Tough Polymeric Hydrogels Based on Amino Acid Derivative Mediated Dynamic Metal Coordination Bonds

The development of physically crosslinked hydrogels with excellent mechanical and sensing properties is of importance for expanding the practical applications of intelligent soft hydrogel materials. Herein, after copolymerization of hydroxyl-containing amino acid derivative N-acryloyl serine (ASer) with acrylamide (AM), we introduce Zr4+ through an immersion strategy to construct metal ion-toughened non-covalent crosslinked hydrogels (with tensile strength of up to 5.73 MPa). It is found that the synergistic coordination of hydroxyl and carboxyl groups with Zr4+ substantially increases the crosslinking density of the hydrogels, thereby imparting markedly superior mechanical properties compared to hydroxyl-free Zr4+-crosslinked hydrogels, such as N-acryloyl alanine (AAla) copolymerized with AM hydrogels (with tensile strength of 2.98 MPa).
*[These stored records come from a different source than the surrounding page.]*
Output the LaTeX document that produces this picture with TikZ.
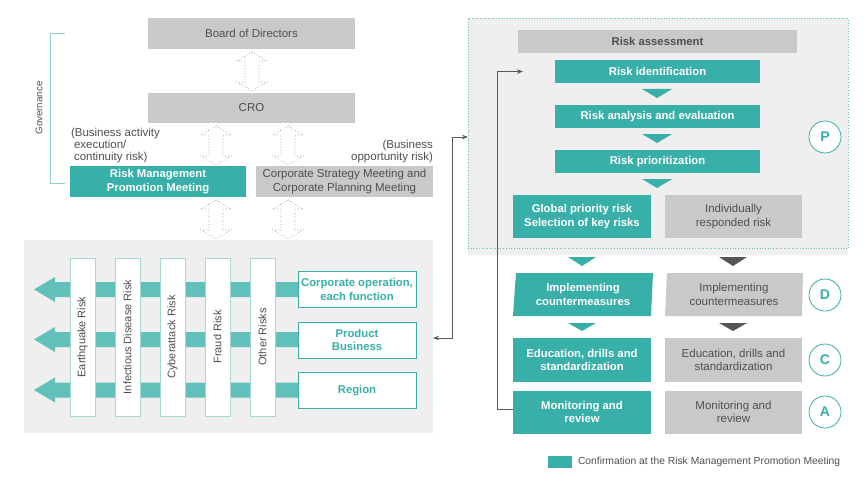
\documentclass[tikz,border=0pt]{standalone}
\usepackage{fontspec}
\setmainfont{Liberation Sans}
\usetikzlibrary{arrows.meta,calc}
\definecolor{teal1}{HTML}{38AFA8}
\definecolor{teallt}{HTML}{62C0BA}
\definecolor{boxgray}{HTML}{C9C9C9}
\definecolor{panelgray}{HTML}{EFEFEF}
\definecolor{txtgray}{HTML}{4F4F4F}
\definecolor{darktri}{HTML}{555555}
\definecolor{barline}{HTML}{A8D8D5}
\definecolor{govline}{HTML}{8FCFCB}
\definecolor{arrgray}{HTML}{9A9A9A}
\definecolor{conngray}{HTML}{5A5A5A}
\newcommand\fsA{\fontsize{11.5}{13.5}\selectfont}
\newcommand\fsT{\fontsize{11.3}{13.5}\selectfont}
\newcommand\fsN{\fontsize{11.5}{12}\selectfont}
\newcommand\fsB{\fontsize{11}{13}\selectfont}
\newcommand\fsC{\fontsize{14}{16}\selectfont}
\newcommand\fsG{\fontsize{9.7}{11}\selectfont}
\newcommand\fsL{\fontsize{10.3}{11}\selectfont}
\newcommand\mydarr[3]{\draw[darr] (#1,#2) -- (#1+15,#2+9) -- (#1+7,#2+9) -- (#1+7,#3-9) -- (#1+15,#3-9) -- (#1,#3) -- (#1-15,#3-9) -- (#1-7,#3-9) -- (#1-7,#2+9) -- (#1-15,#2+9) -- cycle;}
\begin{document}
\begin{tikzpicture}[x=1pt,y=-1pt,
 every node/.style={inner sep=0pt, outer sep=0pt, align=center},
 tbox/.style={fill=teal1, text=white, font=\bfseries\fsT},
 gbox/.style={fill=boxgray, text=txtgray, font=\fsA},
 wbox/.style={fill=white, draw=teal1, line width=0.8pt, text=teal1, font=\bfseries\fsT, minimum width=118pt, minimum height=36pt},
 bar/.style={fill=white, draw=barline, line width=0.8pt, text=txtgray, font=\fsB, rotate=90, minimum width=158pt, minimum height=25pt},
 circ/.style={circle, fill=white, draw=teal1, line width=0.8pt, minimum size=32pt, text=teal1, font=\bfseries\fsC},
 darr/.style={draw=arrgray, dotted, line width=0.7pt},
 conn/.style={draw=conngray, line width=0.8pt, -{Stealth[length=6pt,width=4.5pt]}},
 harr/.style={fill=teallt},
]
\useasboundingbox (0,0) rectangle (868,487);

% ---------- left: governance ----------
\node[gbox, minimum width=207pt, minimum height=31pt] (bod) at (251.5,33.5) {Board of Directors};
\node[gbox, minimum width=207pt, minimum height=30pt] (cro) at (251.5,108) {CRO};
\node[tbox, minimum width=176pt, minimum height=31pt] (rmpm) at (158,181.5) {Risk Management\\Promotion Meeting};
\node[gbox, minimum width=177pt, minimum height=31pt] (csm) at (344.5,181.5) {Corporate Strategy Meeting and\\Corporate Planning Meeting};
\node[font=\fsN, text=txtgray, align=left, anchor=north west] (ann1) at (71,128) {(Business activity\\\hspace*{3pt}execution/\\\hspace*{3pt}continuity risk)};
\node[font=\fsN, text=txtgray, align=right, anchor=north east] (ann2) at (433,140) {(Business\\opportunity risk)};
\draw[govline, line width=1pt] (65,34) -- (50,34) -- (50,183) -- (65,183);
\node[rotate=90, font=\fsG, text=txtgray] (gov) at (39,108) {Governance};

\mydarr{252}{52}{91}
\mydarr{216}{126}{165}
\mydarr{288}{126}{165}
\mydarr{216}{200}{239}
\mydarr{288}{200}{239}

% ---------- left: risk matrix ----------
\node[fill=panelgray, minimum width=409pt, minimum height=193pt] (lpanel) at (228.5,336.5) {};
\fill[harr] (298,282) -- (55,282) -- (55,277) -- (34,289.5) -- (55,302) -- (55,297) -- (298,297) -- cycle;
\fill[harr] (298,332) -- (55,332) -- (55,327) -- (34,339.5) -- (55,352) -- (55,347) -- (298,347) -- cycle;
\fill[harr] (298,382.5) -- (55,382.5) -- (55,377.5) -- (34,390) -- (55,402.5) -- (55,397.5) -- (298,397.5) -- cycle;
\node[bar] (b1) at (82.5,337) {Earthquake Risk};
\node[bar] (b2) at (127.5,337) {Infectious Disease Risk};
\node[bar] (b3) at (172.5,337) {Cyberattack Risk};
\node[bar] (b4) at (217.5,337) {Fraud Risk};
\node[bar] (b5) at (262.5,337) {Other Risks};
\node[wbox] (r1) at (357,289.5) {Corporate operation,\\each function};
\node[wbox] (r2) at (357,340) {Product\\Business};
\node[wbox] (r3) at (357,390.5) {Region};

% ---------- right: risk assessment ----------
\fill[panelgray] (468,18) rectangle (848,255);
\node[draw=teallt, dotted, line width=0.7pt, minimum width=380pt, minimum height=230pt] (rpanel) at (658,133) {};
\node[gbox, font=\bfseries\fsT, minimum width=279pt, minimum height=23pt] (ra) at (657.5,41.5) {Risk assessment};
\node[tbox, minimum width=205pt, minimum height=23pt] (ident) at (657.5,71.5) {Risk identification};
\node[tbox, minimum width=205pt, minimum height=23pt] (anal) at (657.5,116.5) {Risk analysis and evaluation};
\node[tbox, minimum width=205pt, minimum height=23pt] (prio) at (657.5,161.5) {Risk prioritization};
\fill[teal1] (642,89) -- (672,89) -- (657,98) -- cycle;
\fill[teal1] (642,134) -- (672,134) -- (657,143) -- cycle;
\fill[teal1] (642,179) -- (672,179) -- (657,188) -- cycle;
\node[tbox, minimum width=138pt, minimum height=43pt] (glob) at (582,216.5) {Global priority risk\\Selection of key risks};
\node[gbox, minimum width=137pt, minimum height=43pt] (indiv) at (733.5,216.5) {Individually\\responded risk};
\node[circ] (P) at (825,137) {P};

% ---------- right: D, C, A ----------
\fill[teal1] (568,257) -- (596,257) -- (582,266) -- cycle;
\fill[darktri] (719,257) -- (747,257) -- (733,266) -- cycle;
\fill[teal1] (516,273) -- (653,273) -- (651,316) -- (513,316) -- cycle;
\fill[boxgray] (667,273) -- (803,273) -- (802,316) -- (665,316) -- cycle;
\node[text=white, font=\bfseries\fsT] (imp1) at (583,294.5) {Implementing\\countermeasures};
\node[text=txtgray, font=\fsA] (imp2) at (734,294.5) {Implementing\\countermeasures};
\fill[teal1] (568,323) -- (596,323) -- (582,331) -- cycle;
\fill[darktri] (719,323) -- (747,323) -- (733,331) -- cycle;
\node[tbox, minimum width=138pt, minimum height=44pt] (edu1) at (582,360) {Education, drills and\\standardization};
\node[gbox, minimum width=137pt, minimum height=44pt] (edu2) at (733.5,360) {Education, drills and\\standardization};
\node[tbox, minimum width=138pt, minimum height=43pt] (mon1) at (582,412) {Monitoring and\\review};
\node[gbox, minimum width=137pt, minimum height=43pt] (mon2) at (733.5,412) {Monitoring and\\review};
\node[circ] (D) at (825,295) {D};
\node[circ] (C) at (825,360) {C};
\node[circ] (A) at (825,412) {A};

% ---------- connectors ----------
\draw[conn] ([yshift=3pt]mon1.west) -- ++(-16,0) |- ([xshift=-32pt]ident.west);
\draw[conn, {Stealth[length=6pt,width=4.5pt]}-{Stealth[length=6pt,width=4.5pt]}] ([yshift=-1.5pt]lpanel.east) -- ++(19,0) |- ([yshift=-4pt]rpanel.west);

% ---------- legend ----------
\node[fill=teal1, minimum width=24pt, minimum height=12pt] (leg) at (560,462) {};
\node[anchor=west, font=\fsL, text=txtgray] (legt) at (578,462) {Confirmation at the Risk Management Promotion Meeting};
\end{tikzpicture}
\end{document}
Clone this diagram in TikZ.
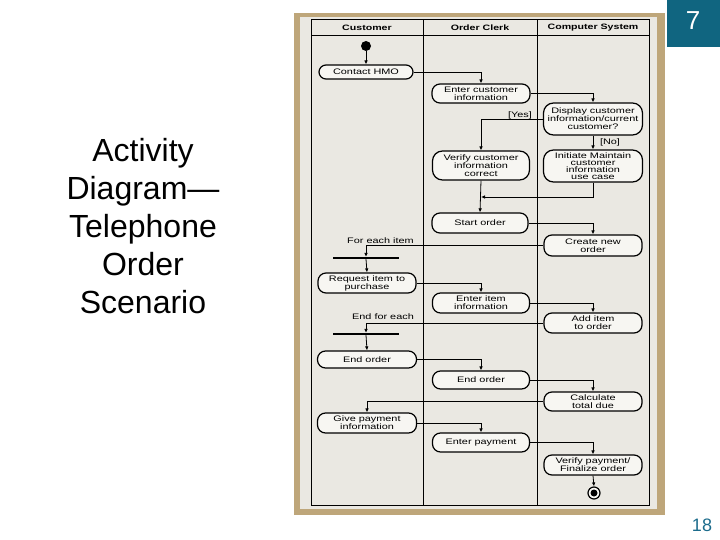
\documentclass[tikz,border=0pt]{standalone}
\usepackage{fontspec}
\setmainfont{Liberation Sans}
\newfontfamily\diafont[FakeStretch=1.36]{Liberation Sans}
\usetikzlibrary{arrows.meta,shapes.misc}
\definecolor{tanframe}{RGB}{190,166,122}
\definecolor{diabg}{RGB}{234,232,226}
\definecolor{nodefill}{RGB}{247,246,242}
\definecolor{tealbox}{RGB}{16,101,128}
\definecolor{tealtext}{RGB}{28,108,140}
\newcommand\dfont{\diafont\fontsize{8}{8.1}\selectfont}
\newcommand\dtightfont{\diafont\fontsize{8}{7.2}\selectfont}
\newcommand\hfont{\diafont\bfseries\fontsize{7.8}{8}\selectfont}
\tikzset{
  act/.style={rectangle, rounded corners=8pt, draw=black, line width=1.2pt, fill=nodefill,
    font=\dfont, align=center, inner sep=0pt},
  arr/.style={draw=black, line width=0.8pt, -{Latex[length=4pt,width=3.6pt]}},
  syncbar/.style={rectangle, fill=black, inner sep=0pt, minimum width=66pt, minimum height=1.8pt},
  lbl/.style={font=\dfont, inner sep=0pt},
  hdr/.style={font=\hfont, inner sep=0pt}
}
\begin{document}
\begin{tikzpicture}[x=1pt,y=-1pt]
\useasboundingbox (0,0) rectangle (720,540);
\fill[white] (0,0) rectangle (720,540);
% slide elements
\fill[tealbox] (667,0) rectangle (720,47);
\node[font=\fontsize{26}{28}\selectfont, text=white] (pgnum) at (693,21) {7};
\node[font=\fontsize{18}{20}\selectfont, text=tealtext] (slnum) at (702,525) {18};
\node[font=\fontsize{32}{38}\selectfont, align=center] (title) at (143,226)
  {Activity\\Diagram—\\Telephone\\Order\\Scenario};
% frame
\fill[tanframe] (294,13) rectangle (665,515);
\fill[diabg] (300,17) rectangle (657,509);
% swimlanes
\draw[line width=0.9pt] (311,19.5) rectangle (649,505);
\draw[line width=0.9pt] (311,35) -- (649,35);
\draw[line width=0.9pt] (423,19.5) -- (423,505);
\draw[line width=0.9pt] (537,19.5) -- (537,505);
\node[hdr] (h1) at (367,27.5) {Customer};
\node[hdr] (h2) at (480,27.5) {Order Clerk};
\node[hdr] (h3) at (593,27.5) {Computer System};
% start
\node[circle, fill=black, inner sep=0pt, minimum size=10pt] (start) at (366,46) {};
% activities
\node[act, rounded corners=7pt, minimum width=94pt, minimum height=14pt] (contact) at (366,72) {Contact HMO};
\node[act, minimum width=98pt, minimum height=19pt] (entercust) at (481,93.5) {Enter customer\\information};
\node[act, rounded corners=10pt, minimum width=99pt, minimum height=32pt] (display) at (593,119) {Display customer\\information/current\\customer?};
\node[act, rounded corners=10pt, minimum width=97pt, minimum height=29pt] (verify) at (481,165.5) {Verify customer\\information\\correct};
\node[act, rounded corners=10pt, minimum width=99pt, minimum height=32pt, font=\dtightfont] (initiate) at (593,166) {Initiate Maintain\\customer\\information\\use case};
\node[act, minimum width=96pt, minimum height=20pt] (startorder) at (480,223) {Start order};
\node[act, minimum width=98pt, minimum height=21pt] (create) at (593,245.5) {Create new\\order};
\node[syncbar] (bar1) at (366,258) {};
\node[act, minimum width=98pt, minimum height=20pt] (request) at (367,283) {Request item to\\purchase};
\node[act, minimum width=97pt, minimum height=20pt] (enteritem) at (481,303) {Enter item\\information};
\node[act, minimum width=98pt, minimum height=20pt] (additem) at (593,323) {Add item\\to order};
\node[syncbar] (bar2) at (366,334) {};
\node[act, minimum width=99pt, minimum height=17pt] (endorder1) at (367,359.5) {End order};
\node[act, minimum width=97pt, minimum height=18pt] (endorder2) at (481,380) {End order};
\node[act, minimum width=98pt, minimum height=19pt] (calc) at (593,401.5) {Calculate\\total due};
\node[act, minimum width=99pt, minimum height=20pt] (give) at (367,423) {Give payment\\information};
\node[act, minimum width=97pt, minimum height=19pt] (enterpay) at (481,442.5) {Enter payment};
\node[act, minimum width=98pt, minimum height=20pt] (verifypay) at (593,465) {Verify payment/\\Finalize order};
% final
\node[circle, draw=black, line width=1.2pt, fill=nodefill, inner sep=0pt, minimum size=12pt] (final) at (594,493) {};
\node[circle, fill=black, inner sep=0pt, minimum size=7pt] (finaldot) at (final.center) {};
% labels
\node[lbl] (yes) at (520,115) {[Yes]};
\node[lbl] (no) at (610,142) {[No]};
\node[lbl] (foreach) at (380.5,241) {For each item};
\node[lbl] (endforeach) at (383,317) {End for each};
% connectors
\draw[arr] (start) -- (contact.north);
\draw[arr] (contact.east) -| (entercust.north);
\draw[arr] (entercust.east) -| (display.north);
\draw[arr] (display.west) -| (verify.north);
\draw[arr] (display.south) -- (initiate.north);
\coordinate (merge) at (481,197);
\draw[arr] (initiate.south) |- (merge);
\draw[arr] (verify.south) -- (startorder.north);
\draw[arr] (startorder.east) -| (create.north);
\draw[arr] (create.west) -| (bar1.north);
\draw[arr] (bar1.south) -- (request.north);
\draw[arr] (request.east) -| (enteritem.north);
\draw[arr] (enteritem.east) -| (additem.north);
\draw[arr] (additem.west) -| (bar2.north);
\draw[arr] (bar2.south) -- (endorder1.north);
\draw[arr] (endorder1.east) -| (endorder2.north);
\draw[arr] (endorder2.east) -| (calc.north);
\draw[arr] (calc.west) -| (give.north);
\draw[arr] (give.east) -| (enterpay.north);
\draw[arr] (enterpay.east) -| (verifypay.north);
\draw[arr] (verifypay.south) -- (final.north);
\end{tikzpicture}
\end{document}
Through the adjustment of the composition of the copolymer and the density of coordination bonds, the mechanical properties of the hydrogels can be modulated over a wide range. Additionally, due to the introduction of metal ions and the dynamic nature of coordination bonds, the hydrogels also exhibit excellent sensing performance and good self-recovery properties, paving the way for the development of flexible electronic substrates with outstanding comprehensive performances.